Baier pivoted and asked Musk whether he could promise that he and his companies are not the recipients of massive government contracts, to which Musk insisted he's under "extreme scrutiny."
"There's not an action I could take that doesn't get like scrutiny six ways to Sunday," he said, touting his receipts compiled by his Department of Government Efficiency as he attempts to slash trillions out of the federal budget. "Even if I wanted to, I couldn't get away with it."
Musk insisted that despite glaring conflicts of interest with his involvement in government agencies that regulate and dole out grants to industries his companies benefit from, it's actually "disadvantageous" for him to be in government.

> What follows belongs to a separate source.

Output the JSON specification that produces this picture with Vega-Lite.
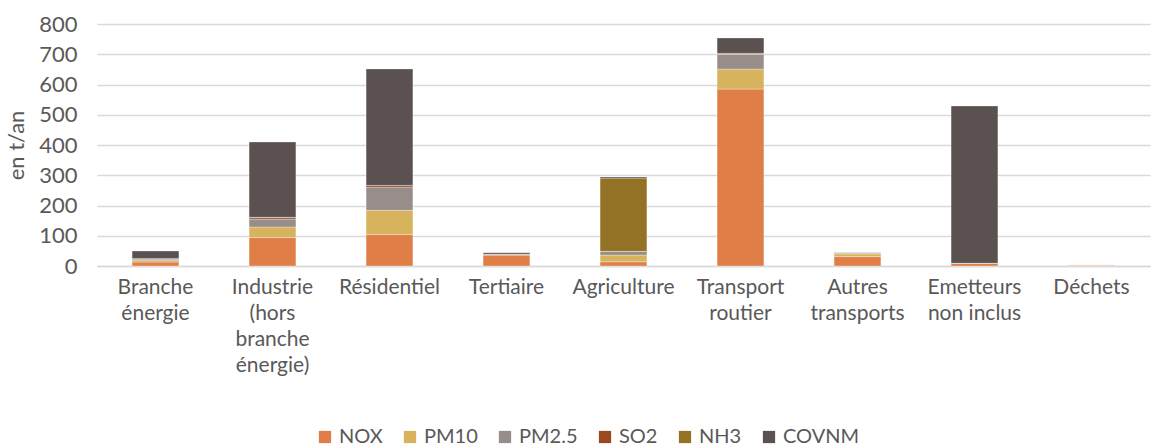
{
  "$schema": "https://vega.github.io/schema/vega-lite/v6.json",
  "autosize": {"type": "none"},
  "width": 1053,
  "height": 242,
  "padding": {"left": 97, "top": 24, "right": 1, "bottom": 181},
  "background": "white",
  "config": {
    "view": {"stroke": null},
    "font": "Lato"
  },
  "data": {
    "values": [
      {"cat": "Branche énergie", "pol": "NOX", "v": 13},
      {"cat": "Branche énergie", "pol": "PM10", "v": 6},
      {"cat": "Branche énergie", "pol": "PM2.5", "v": 4},
      {"cat": "Branche énergie", "pol": "SO2", "v": 1},
      {"cat": "Branche énergie", "pol": "NH3", "v": 0.5},
      {"cat": "Branche énergie", "pol": "COVNM", "v": 25},
      {"cat": "Industrie (hors branche énergie)", "pol": "NOX", "v": 94},
      {"cat": "Industrie (hors branche énergie)", "pol": "PM10", "v": 35},
      {"cat": "Industrie (hors branche énergie)", "pol": "PM2.5", "v": 26},
      {"cat": "Industrie (hors branche énergie)", "pol": "SO2", "v": 5},
      {"cat": "Industrie (hors branche énergie)", "pol": "NH3", "v": 1},
      {"cat": "Industrie (hors branche énergie)", "pol": "COVNM", "v": 249},
      {"cat": "Résidentiel", "pol": "NOX", "v": 104},
      {"cat": "Résidentiel", "pol": "PM10", "v": 80},
      {"cat": "Résidentiel", "pol": "PM2.5", "v": 77},
      {"cat": "Résidentiel", "pol": "SO2", "v": 5},
      {"cat": "Résidentiel", "pol": "NH3", "v": 0.5},
      {"cat": "Résidentiel", "pol": "COVNM", "v": 385},
      {"cat": "Tertiaire", "pol": "NOX", "v": 36},
      {"cat": "Tertiaire", "pol": "PM10", "v": 1},
      {"cat": "Tertiaire", "pol": "PM2.5", "v": 1},
      {"cat": "Tertiaire", "pol": "SO2", "v": 1},
      {"cat": "Tertiaire", "pol": "NH3", "v": 0},
      {"cat": "Tertiaire", "pol": "COVNM", "v": 5},
      {"cat": "Agriculture", "pol": "NOX", "v": 14},
      {"cat": "Agriculture", "pol": "PM10", "v": 22},
      {"cat": "Agriculture", "pol": "PM2.5", "v": 12},
      {"cat": "Agriculture", "pol": "SO2", "v": 0.5},
      {"cat": "Agriculture", "pol": "NH3", "v": 242},
      {"cat": "Agriculture", "pol": "COVNM", "v": 4},
      {"cat": "Transport routier", "pol": "NOX", "v": 585},
      {"cat": "Transport routier", "pol": "PM10", "v": 66},
      {"cat": "Transport routier", "pol": "PM2.5", "v": 49},
      {"cat": "Transport routier", "pol": "SO2", "v": 1},
      {"cat": "Transport routier", "pol": "NH3", "v": 2},
      {"cat": "Transport routier", "pol": "COVNM", "v": 51},
      {"cat": "Autres transports", "pol": "NOX", "v": 31},
      {"cat": "Autres transports", "pol": "PM10", "v": 9},
      {"cat": "Autres transports", "pol": "PM2.5", "v": 3},
      {"cat": "Autres transports", "pol": "SO2", "v": 0.5},
      {"cat": "Autres transports", "pol": "NH3", "v": 0},
      {"cat": "Autres transports", "pol": "COVNM", "v": 1},
      {"cat": "Emetteurs non inclus", "pol": "NOX", "v": 9},
      {"cat": "Emetteurs non inclus", "pol": "PM10", "v": 0},
      {"cat": "Emetteurs non inclus", "pol": "PM2.5", "v": 0},
      {"cat": "Emetteurs non inclus", "pol": "SO2", "v": 0},
      {"cat": "Emetteurs non inclus", "pol": "NH3", "v": 0},
      {"cat": "Emetteurs non inclus", "pol": "COVNM", "v": 520},
      {"cat": "Déchets", "pol": "NOX", "v": 4},
      {"cat": "Déchets", "pol": "PM10", "v": 0},
      {"cat": "Déchets", "pol": "PM2.5", "v": 0},
      {"cat": "Déchets", "pol": "SO2", "v": 0},
      {"cat": "Déchets", "pol": "NH3", "v": 0},
      {"cat": "Déchets", "pol": "COVNM", "v": 0}
    ]
  },
  "transform": [
    {"calculate": "indexof(['NOX', 'PM10', 'PM2.5', 'SO2', 'NH3', 'COVNM'], datum.pol)", "as": "stackOrder"}
  ],
  "mark": {"type": "bar", "stroke": "white", "strokeWidth": 0.5, "strokeOpacity": 0.6},
  "encoding": {
    "x": {
      "field": "cat",
      "type": "nominal",
      "sort": null,
      "scale": {"paddingInner": 0.6, "paddingOuter": 0.3},
      "axis": {
        "title": null,
        "labelAngle": 0,
        "labelFontSize": 21,
        "labelColor": "#595959",
        "labelPadding": 10,
        "labelLineHeight": 26,
        "labelLimit": 200,
        "ticks": false,
        "domainColor": "#D9D9D9",
        "domainWidth": 1.3,
        "labelExpr": "{'Branche énergie': ['Branche', 'énergie'], 'Industrie (hors branche énergie)': ['Industrie', '(hors', 'branche', 'énergie)'], 'Transport routier': ['Transport', 'routier'], 'Autres transports': ['Autres', 'transports'], 'Emetteurs non inclus': ['Emetteurs', 'non inclus']}[datum.value] || datum.value"
      }
    },
    "y": {
      "field": "v",
      "type": "quantitative",
      "aggregate": "sum",
      "stack": "zero",
      "scale": {"domain": [0, 800]},
      "axis": {
        "title": "en t/an",
        "titleFontSize": 22,
        "titleFontWeight": "normal",
        "titleColor": "#595959",
        "titlePadding": 10,
        "values": [0, 100, 200, 300, 400, 500, 600, 700, 800],
        "labelFontSize": 22,
        "labelColor": "#595959",
        "labelPadding": 20,
        "labelOverlap": false,
        "ticks": false,
        "domain": false,
        "gridColor": "#D9D9D9",
        "gridWidth": 1.3
      }
    },
    "color": {
      "field": "pol",
      "type": "nominal",
      "sort": ["NOX", "PM10", "PM2.5", "SO2", "NH3", "COVNM"],
      "scale": {
        "domain": ["NOX", "PM10", "PM2.5", "SO2", "NH3", "COVNM"],
        "range": ["#DF7F47", "#D8B35D", "#978D8A", "#9A4A1C", "#937125", "#5B5150"]
      },
      "legend": {
        "title": null,
        "orient": "none",
        "legendX": 218,
        "legendY": 403,
        "direction": "horizontal",
        "symbolType": "square",
        "symbolSize": 150,
        "symbolStrokeWidth": 0,
        "labelFontSize": 20,
        "labelColor": "#595959",
        "labelOffset": 4,
        "columnPadding": 17
      }
    },
    "order": {"field": "stackOrder", "type": "quantitative", "sort": "ascending"}
  }
}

"If I wasn't in the government, I could lobby," he said. "I could push for things that are advantageous to my companies and probably receive them. My companies are suffering because I'm in the government. You just pointed that out a moment ago. Do you think it helps sales if dealerships are going to get firebombed? Of course not."
Musk then attacked Tim Walz as a "jerk" for "running around on stage with a Tesla stock price when the stocks halved.

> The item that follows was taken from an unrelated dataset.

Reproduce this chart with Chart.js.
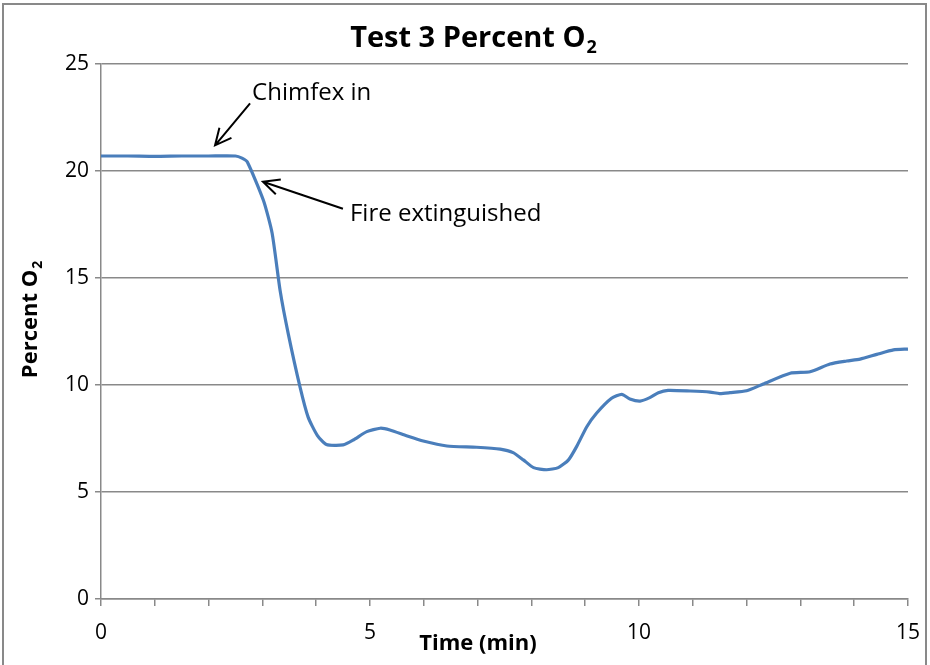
<!DOCTYPE html>
<html>
<head>
<meta charset="utf-8">
<script src="https://cdn.jsdelivr.net/npm/chart.js@4"></script>
<style>
  html, body { margin: 0; padding: 0; background: #fff; }
  canvas { display: block; }
</style>
</head>
<body>
<canvas id="o2Chart" width="930" height="665"></canvas>
<script>
// tiempos (min) y porcentaje de O2
const tiempos = [0, 0.5, 1.0, 1.5, 2.0, 2.5, 2.62, 2.72, 3.02, 3.18, 3.33, 3.48, 3.70, 3.85, 4.02, 4.19,
  4.50, 4.69, 4.94, 5.19, 5.37, 5.68, 5.99, 6.43, 6.98, 7.42, 7.66, 7.85, 8.04, 8.28, 8.50, 8.69,
  8.84, 9.03, 9.21, 9.49, 9.68, 9.83, 10.02, 10.2, 10.36, 10.54, 10.95, 11.32, 11.5, 11.69, 12.0,
  12.31, 12.81, 13.18, 13.55, 13.86, 14.11, 14.42, 14.73, 15.0];
const porcentajeO2 = [20.7, 20.7, 20.68, 20.7, 20.7, 20.7, 20.6, 20.42, 18.62, 17.1, 14.4, 12.4, 9.9, 8.5, 7.65, 7.22,
  7.2, 7.43, 7.82, 7.98, 7.9, 7.63, 7.38, 7.15, 7.09, 7.0, 6.84, 6.5, 6.14, 6.04, 6.14, 6.5,
  7.12, 8.05, 8.68, 9.38, 9.56, 9.35, 9.25, 9.41, 9.64, 9.75, 9.72, 9.67, 9.6, 9.64, 9.73,
  10.05, 10.55, 10.62, 10.98, 11.12, 11.21, 11.43, 11.64, 11.68];

const ticksX = [0, 5, 10, 15];
const ticksY = [0, 5, 10, 15, 20, 25];

// notas con flecha: punta en unidades del grafico
const notas = [
  { texto: 'Chimfex in', x: 2.12, y: 21.2, dx: 35, dy: -42, tx: 37, ty: -52 },
  { texto: 'Fire extinguished', x: 3.01, y: 19.5, dx: 80, dy: 27, tx: 87, ty: 32 }
];

const gris = '#898989';
const fuente = '"Open Sans", sans-serif';

function flecha(ctx, x1, y1, x2, y2) {
  const ang = Math.atan2(y2 - y1, x2 - x1);
  const largo = 18;
  ctx.beginPath();
  ctx.moveTo(x1, y1);
  ctx.lineTo(x2, y2);
  ctx.moveTo(x2 - largo * Math.cos(ang - 0.45), y2 - largo * Math.sin(ang - 0.45));
  ctx.lineTo(x2, y2);
  ctx.lineTo(x2 - largo * Math.cos(ang + 0.45), y2 - largo * Math.sin(ang + 0.45));
  ctx.stroke();
}

function textoConSub(ctx, base, sub, cx, cy, tam, centro) {
  ctx.font = 'bold ' + tam + 'px ' + fuente;
  const w1 = ctx.measureText(base).width;
  ctx.font = 'bold ' + Math.round(tam * 0.62) + 'px ' + fuente;
  const w2 = ctx.measureText(sub).width;
  let x = centro ? cx - (w1 + w2) / 2 : cx;
  ctx.textAlign = 'left';
  ctx.textBaseline = 'middle';
  ctx.font = 'bold ' + tam + 'px ' + fuente;
  ctx.fillText(base, x, cy);
  ctx.font = 'bold ' + Math.round(tam * 0.62) + 'px ' + fuente;
  ctx.fillText(sub, x + w1 + 1, cy + tam * 0.32);
}

const extras = {
  id: 'extras',
  afterDraw(chart) {
    const ctx = chart.ctx;
    const xs = chart.scales.x, ys = chart.scales.y;
    ctx.save();
    // marco exterior
    ctx.strokeStyle = gris;
    ctx.lineWidth = 2;
    ctx.strokeRect(3, 4, 923, 670);

    ctx.fillStyle = '#000';
    // titulo
    textoConSub(ctx, 'Test 3 Percent O', '2', 473, 39, 29, true);
    // titulo eje x
    ctx.font = 'bold 22px ' + fuente;
    ctx.textAlign = 'center';
    ctx.textBaseline = 'middle';
    ctx.fillText('Time (min)', 478, 644);
    // titulo eje y
    ctx.save();
    ctx.translate(31, 320);
    ctx.rotate(-Math.PI / 2);
    textoConSub(ctx, 'Percent O', '2', 0, 0, 22, true);
    ctx.restore();

    // notas
    ctx.strokeStyle = '#000';
    ctx.lineWidth = 2;
    ctx.font = '24px ' + fuente;
    ctx.textAlign = 'left';
    ctx.textBaseline = 'middle';
    notas.forEach(n => {
      const px = xs.getPixelForValue(n.x);
      const py = ys.getPixelForValue(n.y);
      flecha(ctx, px + n.dx, py + n.dy, px, py);
      ctx.fillText(n.texto, px + n.tx, py + n.ty);
    });
    ctx.restore();
  }
};

new Chart(document.getElementById('o2Chart'), {
  type: 'line',
  data: {
    datasets: [{
      label: 'Percent O2',
      data: tiempos.map((t, i) => ({ x: t, y: porcentajeO2[i] })),
      borderColor: '#4a7ebb',
      borderWidth: 3.2,
      pointRadius: 0,
      tension: 0.2,
      fill: false
    }]
  },
  options: {
    responsive: false,
    animation: false,
    devicePixelRatio: 1,
    layout: { padding: { top: 64, right: 22, left: 0, bottom: 0 } },
    scales: {
      x: {
        type: 'linear',
        min: 0,
        max: 15,
        afterFit(scale) {
          scale.height = 66;
          scale.paddingLeft = 0;
          scale.paddingRight = 0;
        },
        border: { color: gris, width: 1.5 },
        grid: { drawOnChartArea: false, color: gris, lineWidth: 1.5, tickLength: 7 },
        ticks: {
          stepSize: 1,
          autoSkip: false,
          maxRotation: 0,
          padding: 14,
          color: '#000',
          font: { family: fuente, size: 21 },
          callback: v => ticksX.includes(v) ? v : ''
        }
      },
      y: {
        min: 0,
        max: 25,
        afterFit(scale) {
          scale.width = 101;
          scale.paddingTop = 0;
          scale.paddingBottom = 0;
        },
        border: { color: gris, width: 1.5 },
        grid: { color: gris, lineWidth: 1.5, tickLength: 6 },
        ticks: {
          stepSize: 5,
          padding: 6,
          color: '#000',
          font: { family: fuente, size: 21 },
          callback: v => ticksY.includes(v) ? v : ''
        }
      }
    },
    plugins: {
      legend: { display: false },
      tooltip: { enabled: false },
      title: { display: false }
    }
  },
  plugins: [extras]
});
</script>
</body>
</html>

"And he was overjoyed. What an evil thing to do. What a creep. What a jerk. Like who derives joy from that?" Musk railed, adding that Minnesota's state pension fund is a major investor in Tesla. "But he didn't care. He was too overjoyed by Tesla stock going in half. Does that sound like a good person to you? I don't think so."
Musk's DOGE-related layoffs accounted for more than 63,000 job cuts in February alone. The cuts significantly contributed to the highest monthly total of 172,000 job losses across all sectors since the onset of the pandemic.
By March, over 100,000 federal workers were either terminated or accepted buyouts as part of DOGE's initiatives, and analysts say DOGE's actions could lead to as many as 500,000 job losses by the end of the year.